# Is my degu ill?



## OctodonDegus (Nov 30, 2011)

Yesterday I noticed he made a strange noise it sounded almost like a sneeze.I've never heard him make the noise before - but he doesn't seem ill at all apart from the noise. I tried to listen to him breathing but it seems normal, I can see him eating too - I just worry because I know some animals are really good at hiding when they are ill. Should I just keep and eye on him? I looked up Degu sounds but couldn't find one like it :S He keeps doing it, although it has breaks it will be like constant for a few seconds, then start up again in a couple of hours time.He isn't acting unusual really, and he did come out for a run around my room earlier, but none of the other degus do this noise :S (and also I noticed he's really jumpy lately)

Should I take him to the vet anyway just in case?


----------



## Guest (Nov 30, 2011)

Is he tail banging as well?
If your worried I would pop him to the vets as he might be developing a URI.


----------



## OctodonDegus (Nov 30, 2011)

B3rnie said:


> Is he tail banging as well?
> If your worried I would pop him to the vets as he might be developing a URI.


I haven't noticed tail banging. What is URI? I'll take him to the vets anyway I'd like to get him weighed too. He looks a lot smaller than the other too so either dougal and henry need a diet or dylan need to eat more ^-^;


----------



## Guest (Nov 30, 2011)

OctodonDegus said:


> I haven't noticed tail banging. What is URI? I'll take him to the vets anyway I'd like to get him weighed too. He looks a lot smaller than the other too so either dougal and henry need a diet or dylan need to eat more ^-^;


A URI is an Upper respiratory Infection, caught early enough they are easy to treat with antibiotics (Baytril), what bedding do you use?


----------



## OctodonDegus (Nov 30, 2011)

B3rnie said:


> A URI is an Upper respiratory Infection, caught early enough they are easy to treat with antibiotics (Baytril), what bedding do you use?


carefresh pet bedding, I think its paper based, it was recommended to me because it doesn't give off much dust. I just heard the little fella make the noise again


----------



## Guest (Nov 30, 2011)

OctodonDegus said:


> carefresh pet bedding, I think its paper based, it was recommended to me because it doesn't give off much dust. I just heard the little fella make the noise again


Thats ok then. I would definitely keep an eye on him and pop him to the vets as soon as you can for a check up.


----------



## OctodonDegus (Nov 30, 2011)

B3rnie said:


> Thats ok then. I would definitely keep an eye on him and pop him to the vets as soon as you can for a check up.
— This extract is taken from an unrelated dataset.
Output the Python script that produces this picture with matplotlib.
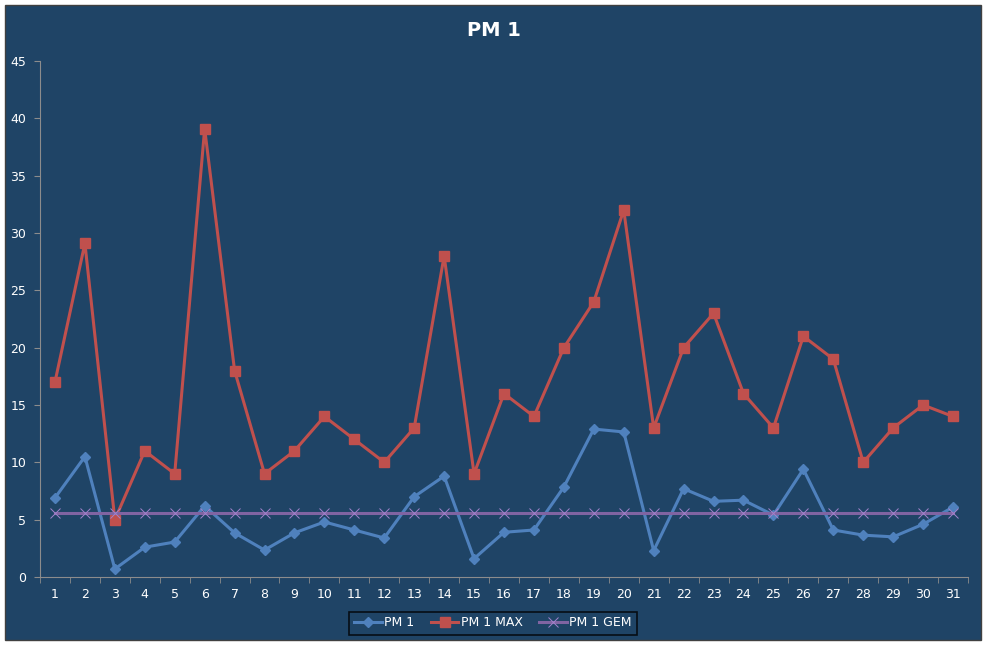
import numpy as np
from matplotlib import pyplot as plt
from matplotlib.patches import Rectangle

days = list(range(1, 32))
pm1 = [6.9, 10.5, 0.7, 2.6, 3.05, 6.2, 3.85, 2.35, 3.85, 4.8, 4.1, 3.4, 7.0, 8.8, 1.6,
       3.9, 4.1, 7.85, 12.9, 12.65, 2.3, 7.7, 6.6, 6.7, 5.4, 9.4, 4.1, 3.65, 3.5, 4.6, 6.1]
pm1_max = [17, 29.1, 5, 11, 9, 39.1, 18, 9, 11, 14, 12, 10, 13, 28, 9,
           16, 14, 20, 24, 32, 13, 20, 23, 16, 13, 21, 19, 10, 13, 15, 14]
pm1_gem = [5.6] * 31
yticks = list(range(0, 50, 5))

bg = '#1F4466'
fig = plt.figure(figsize=(9.87, 6.48), dpi=100, facecolor='white')
# chart area panel
fig.patches.append(Rectangle((5/987, 8/648), 976/987, 635/648, transform=fig.transFigure,
                             facecolor=bg, edgecolor='#404040', linewidth=1, zorder=-1))

ax = fig.add_axes([40/987, 1-577/648, 928/987, 516/648])
ax.set_facecolor(bg)

ax.plot(days, pm1, color='#4F81BD', lw=2.2, marker='D', ms=5, label='PM 1')
ax.plot(days, pm1_max, color='#C0504D', lw=2.2, marker='s', ms=7, label='PM 1 MAX')
ax.plot(days, pm1_gem, color='#8064A2', lw=2.2, marker='x', ms=7, mew=0.7,
        mec='#A283CC', label='PM 1 GEM')

ax.set_xlim(0.5, 31.5)
ax.set_ylim(0, 45)
ax.set_xticks(days)
ax.set_xticks(np.arange(0.5, 32, 1), minor=True)
ax.set_yticks(yticks)
ax.tick_params(axis='x', which='major', length=0, pad=8, labelsize=9, labelcolor='white')
ax.tick_params(axis='x', which='minor', length=4, color='#8C8C8C')
ax.tick_params(axis='y', length=4, color='#8C8C8C', labelsize=9, labelcolor='white', pad=6)
for s in ['top', 'right']:
    ax.spines[s].set_visible(False)
for s in ['left', 'bottom']:
    ax.spines[s].set_color('#8C8C8C')

fig.text(0.5, 1-31/648, 'PM 1', ha='center', va='center', color='white',
         fontsize=14, fontweight='bold')

leg = fig.legend(loc='center', bbox_to_anchor=(493/987, 1-623/648), ncol=3,
                 frameon=True, fancybox=False, facecolor=bg, edgecolor='black',
                 fontsize=9, labelcolor='white', handlelength=2.2, handletextpad=0.2,
                 columnspacing=1.3, borderpad=0.4, borderaxespad=0)
leg.get_frame().set_linewidth(1.2)

fig.savefig('out.png', dpi=100, facecolor='white')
Thanks, I'll take him to the vets  poor little guy I hope hes ok


----------



## Nico0laGouldsmith (Apr 23, 2011)

I don't have any Degus but I'd love some

awww I hope he's not poorly bless him! 

oh and the part you put about wanting to get him weighed. . .you should get some electronic kitchen scales and just use them for your Degus that's what I do with my hedgehog just because it means you can keep track and maybe weigh them monthly or even weekly 

I know that's not really related to what your thread was about 

Keep us updated on what's happening with your little one


----------



## OctodonDegus (Nov 30, 2011)

Nico0laGouldsmith said:


> I don't have any Degus but I'd love some
> 
> awww I hope he's not poorly bless him!
> 
> ...


Thanks. I'll put scales on my shopping list


----------



## Nico0laGouldsmith (Apr 23, 2011)

OctodonDegus said:


> Thanks. I'll put scales on my shopping list


you can get some pretty cheap 

mine are just cheap white ones that are flat so you can put a container onto it. . . turn it on (so it's on zero with the container on) and just plonk them into it so they stay on the scale long enough to weigh them


----------



## OctodonDegus (Nov 30, 2011)

It's bad news  he's got pneumonia.


----------



## Guest (Dec 1, 2011)

Oh no I'm so sorry 
Hopefully you have caught it in time, sending vibes for the little man xxx


----------



## OctodonDegus (Nov 30, 2011)

B3rnie said:


> Oh no I'm so sorry
> Hopefully you have caught it in time, sending vibes for the little man xxx


Thank you. Ugh I cant see for tears right now. Luckily the vet seems to think he will get better.


----------



## Nico0laGouldsmith (Apr 23, 2011)

awww stay positive!!!

Poor little guy! Keep him nice and warm and rested. . . I would remove any exercise stuff like a wheel if it were mine just to force him to rest 

Fingers crossed he is better quick!!!!


----------